Big Labor argues that agency fees are necessary to avoid “the ‘free rider’ incentive that would arise if nonmember employees could avoid paying dues while nevertheless retaining the benefits of representation by “an informed and expert negotiator,” as AFSCME argued in its Supreme Court brief.

But if unions are so concerned about “free riders,” they would be thrilled with the Worker’s Choice Act. Instead, they’re terrified of it.

The term “free rider” is a misnomer because the law grants unions a monopoly on collective bargaining. That means nonunion workers are prohibited from negotiating their own deals in union settings. This is the equivalent of a lawn care service cutting your grass every week without your permission. The company might complain that you don’t pay them. You’d correctly counter by pointing out that you never asked to receive their services.

But the “free rider” issue evaporates if the union monopoly on bargaining is lifted — as the Worker’s Choice Act would do. In the Clark County School District, for instance, that would allow the 45 percent of teachers who aren’t union members to potentially cut their own deals on such things as merit pay or increased compensation for working at lower-performing schools. Union members could still negotiate any contract they desired, but nonunion teachers would have the freedom to go their own way on matters such as seniority protections and even health care coverage.

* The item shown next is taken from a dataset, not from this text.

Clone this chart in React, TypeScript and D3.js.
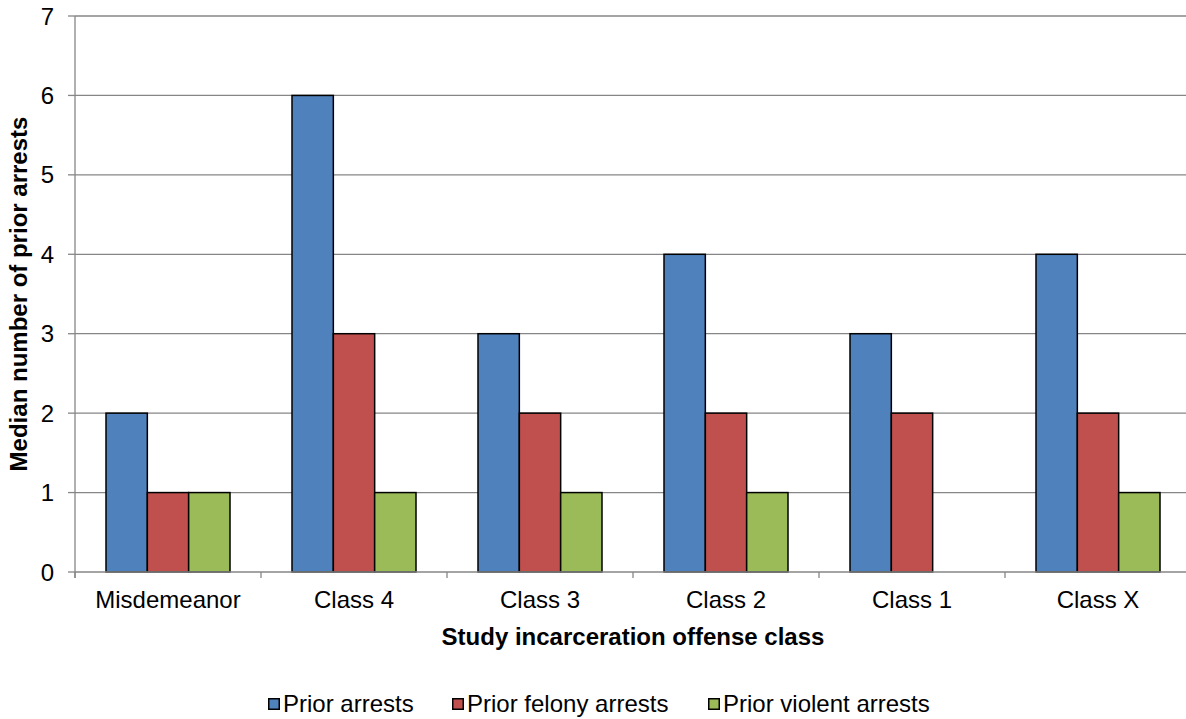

Critics of the Worker’s Choice Act argue that this could cause logistical problems for large employers with unionized workers. It’s not difficult to see a scenario, they say, under which nonunion workers in such instances would still remain covered under union contracts simply because management refuses to devote the resources necessary to deal with hundreds of workers on an individual basis. Perhaps. But at thousands of nonunion workplaces — big, small and in-between — throughout the country, employees reach their own contract terms with management on a daily basis without great disruption. In addition, why should unions have to devote resources toward those who don’t want their representation?

But union officials relish monopoly bargaining power because it quashes potential competition that might dilute their power. If they seek exclusive representation, their complaints about “free riders” are without merit. That’s why unions will fight the Worker’s Choice Act so fiercely. They complain about “free riders,” but their priority is preventing employees from having the freedom to make their own decisions.